§ **What is needed**:
Find the string "this" in the entries and copy each line that has it.

§ **Plotting code records**:
--
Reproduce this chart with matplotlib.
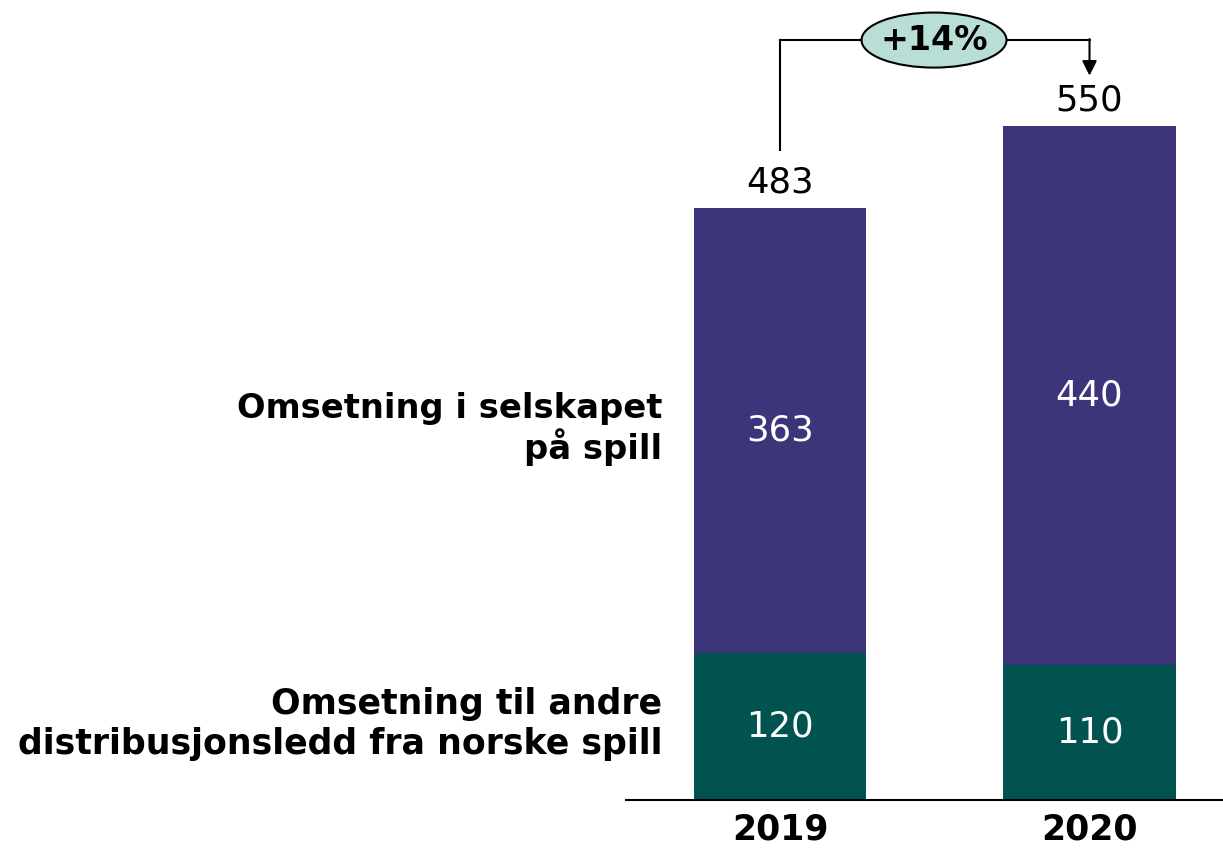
import matplotlib
matplotlib.use("Agg")
import matplotlib.pyplot as plt
from matplotlib.patches import Ellipse

years = ["2019", "2020"]
andre = [120, 110]
selskap = [363, 440]
totals = [483, 550]
growth_label = "+14%"
label_selskap = "Omsetning i selskapet\npå spill"
label_andre = "Omsetning til andre\ndistribusjonsledd fra norske spill"

purple = "#3d357a"
green = "#00534e"

plt.rcParams['font.family'] = ['DejaVu Sans']

fig = plt.figure(figsize=(12.23, 8.48), dpi=100)
ax = fig.add_axes([626/1223, 48/848, 1 - 626/1223, 800/848])
x = [0, 1]
w = 0.556
ax.bar(x, andre, width=w, color=green)
ax.bar(x, selskap, bottom=andre, width=w, color=purple)
ax.set_xlim(-0.4976, 1.4313)
ax.set_ylim(0, 652.7)

for s in ["top", "right", "left"]:
    ax.spines[s].set_visible(False)
ax.spines["bottom"].set_linewidth(1.5)
ax.set_yticks([])
ax.set_xticks(x)
ax.set_xticklabels(years, fontsize=25, fontweight="bold")
ax.tick_params(axis="x", length=0, pad=9)

for i in range(2):
    ax.text(x[i], andre[i] / 2, str(andre[i]), ha="center", va="center", color="white", fontsize=25.5)
    ax.text(x[i], andre[i] + selskap[i] / 2, str(selskap[i]), ha="center", va="center", color="white", fontsize=25.5)
    ax.annotate(str(totals[i]), (x[i], totals[i]), xytext=(0, 6), textcoords="offset points",
                ha="center", va="bottom", fontsize=25.5)

# left labels
ax.text(-0.38, andre[0] + selskap[0] / 2 + 1, label_selskap, ha="right", va="center",
        fontsize=24.3, fontweight="bold", multialignment="right", linespacing=1.1)
ax.text(-0.38, andre[0] / 2 + 2, label_andre, ha="right", va="center",
        fontsize=25, fontweight="bold", multialignment="right", linespacing=1.25)

# growth bracket
ytop = 620
ax.plot([x[0], x[0], x[1]], [530, ytop, ytop], color="black", lw=1.5, clip_on=False, solid_joinstyle="miter")
ax.annotate("", xy=(x[1], 591), xytext=(x[1], ytop + 0.8),
            arrowprops=dict(arrowstyle="-|>", color="black", lw=1.5, mutation_scale=22, shrinkA=0, shrinkB=0),
            annotation_clip=False)
ell = Ellipse((0.4976, ytop), 0.4685, 44.9, facecolor="#b8ded6", edgecolor="black", lw=1.5, clip_on=False, zorder=5)
ax.add_patch(ell)
ax.text(0.4976, ytop, growth_label, ha="center", va="center", fontsize=24, fontweight="bold", zorder=6)

fig.savefig("out.png", dpi=100)
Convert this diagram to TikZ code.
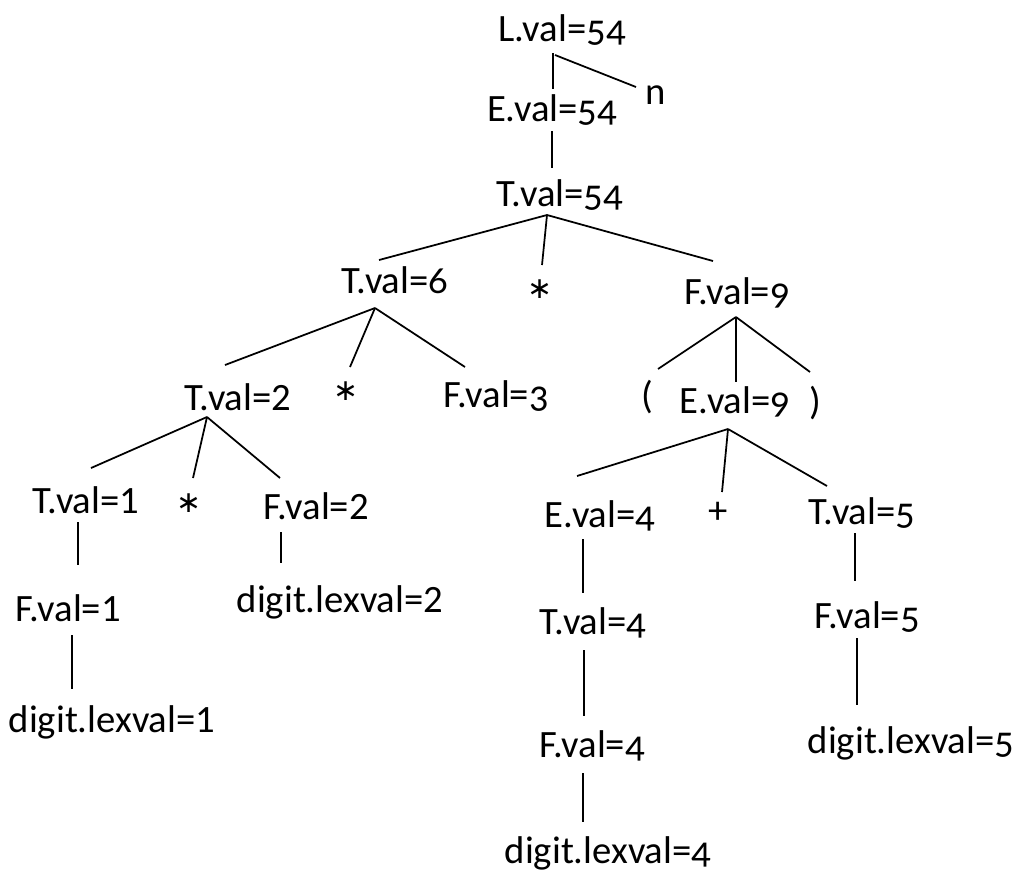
\documentclass[tikz,border=0pt]{standalone}
\usepackage{fontspec}
\setmainfont[Numbers=OldStyle]{Carlito}
\newfontfamily\symfont{DejaVu Sans}
\newcommand{\lnum}[1]{{\addfontfeatures{Numbers=Lining}#1}}
\newcommand{\mystar}{{\symfont\fontsize{8.5}{10}\selectfont ∗}}
\begin{document}
\begin{tikzpicture}[x=0.01cm,y=-0.01cm,
  lbl/.style={inner sep=0pt,font=\fontsize{11}{13}\selectfont},
  edge/.style={line width=0.5pt,black}]
\useasboundingbox (0,0) rectangle (1016,872);
% nodes
\node[lbl] (L) at (562,30) {L.val=54};
\node[lbl] (n) at (656,95) {n};
\node[lbl] (E1) at (552,110) {E.val=54};
\node[lbl] (T1) at (560,195) {T.val=54};
\node[lbl] (T2) at (395,280) {T.val=6};
\node[lbl] (s1) at (540,289) {\mystar};
\node[lbl] (F1) at (737,293) {F.val=9};
\node[lbl] (T3) at (238,397) {T.val=\lnum{2}};
\node[lbl] (s2) at (346,391) {\mystar};
\node[lbl] (F2) at (496,396) {F.val=3};
\node[lbl] (lp) at (647,397) {(};
\node[lbl] (E2) at (735,402) {E.val=9};
\node[lbl] (rp) at (815,403) {)};
\node[lbl] (T4) at (86,500) {T.val=\lnum{1}};
\node[lbl] (s3) at (189,503) {\mystar};
\node[lbl] (F3) at (316,506) {F.val=\lnum{2}};
\node[lbl] (F4) at (68,608) {F.val=\lnum{1}};
\node[lbl] (d2) at (340,602) {digit.lexval=\lnum{2}};
\node[lbl] (d1) at (112,722) {digit.lexval=\lnum{1}};
\node[lbl] (E3) at (600,516) {E.val=4};
\node[lbl] (pl) at (718,513) {+};
\node[lbl] (T5) at (862,513) {T.val=5};
\node[lbl] (T6) at (593,623) {T.val=4};
\node[lbl] (F5) at (867,617) {F.val=5};
\node[lbl] (F6) at (592,746) {F.val=4};
\node[lbl] (d5) at (911,743) {digit.lexval=5};
\node[lbl] (d4) at (608,853) {digit.lexval=4};
% junction coordinates
\coordinate (aL) at (553,53);   \coordinate (aLd) at (555,55);
\coordinate (eE1) at (553,89);  \coordinate (en) at (636,87);
\coordinate (bE1) at (552,131); \coordinate (eT1) at (552,168);
\coordinate (aT1) at (547,215);
\coordinate (eT2) at (379,260); \coordinate (es1) at (542,265); \coordinate (eF1) at (713,261);
\coordinate (aT2) at (375,308);
\coordinate (eT3) at (225,365); \coordinate (es2) at (350,367); \coordinate (eF2) at (465,367);
\coordinate (aF1) at (736,317);
\coordinate (elp) at (658,369); \coordinate (eE2) at (736,382); \coordinate (erp) at (810,372);
\coordinate (aE2) at (728,429);
\coordinate (eE3) at (577,476); \coordinate (epl) at (722,492); \coordinate (eT5) at (827,486);
\coordinate (aT3) at (207,417);
\coordinate (eT4) at (91,468); \coordinate (es3) at (193,478); \coordinate (eF3) at (280,478);
\coordinate (bT4) at (78,522);  \coordinate (eF4) at (78,565);
\coordinate (bF4) at (72,635);  \coordinate (ed1) at (72,689);
\coordinate (bF3) at (281,532); \coordinate (ed2) at (281,563);
\coordinate (bE3) at (583,539); \coordinate (eT6) at (583,593);
\coordinate (bT6) at (584,650); \coordinate (eF6) at (584,716);
\coordinate (bF6) at (583,773); \coordinate (ed4) at (583,822);
\coordinate (bT5) at (855,533); \coordinate (eF5) at (855,581);
\coordinate (bF5) at (857,638); \coordinate (ed5) at (857,705);
% edges
\draw[edge] (aL) -- (eE1);
\draw[edge] (aLd) -- (en);
\draw[edge] (bE1) -- (eT1);
\draw[edge] (aT1) -- (eT2);
\draw[edge] (aT1) -- (es1);
\draw[edge] (aT1) -- (eF1);
\draw[edge] (aT2) -- (eT3);
\draw[edge] (aT2) -- (es2);
\draw[edge] (aT2) -- (eF2);
\draw[edge] (aF1) -- (elp);
\draw[edge] (aF1) -- (eE2);
\draw[edge] (aF1) -- (erp);
\draw[edge] (aE2) -- (eE3);
\draw[edge] (aE2) -- (epl);
\draw[edge] (aE2) -- (eT5);
\draw[edge] (aT3) -- (eT4);
\draw[edge] (aT3) -- (es3);
\draw[edge] (aT3) -- (eF3);
\draw[edge] (bT4) -- (eF4);
\draw[edge] (bF4) -- (ed1);
\draw[edge] (bF3) -- (ed2);
\draw[edge] (bE3) -- (eT6);
\draw[edge] (bT6) -- (eF6);
\draw[edge] (bF6) -- (ed4);
\draw[edge] (bT5) -- (eF5);
\draw[edge] (bF5) -- (ed5);
\end{tikzpicture}
\end{document}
--
§ **Final result**:
Reproduce this chart with matplotlib.
Convert this diagram to TikZ code.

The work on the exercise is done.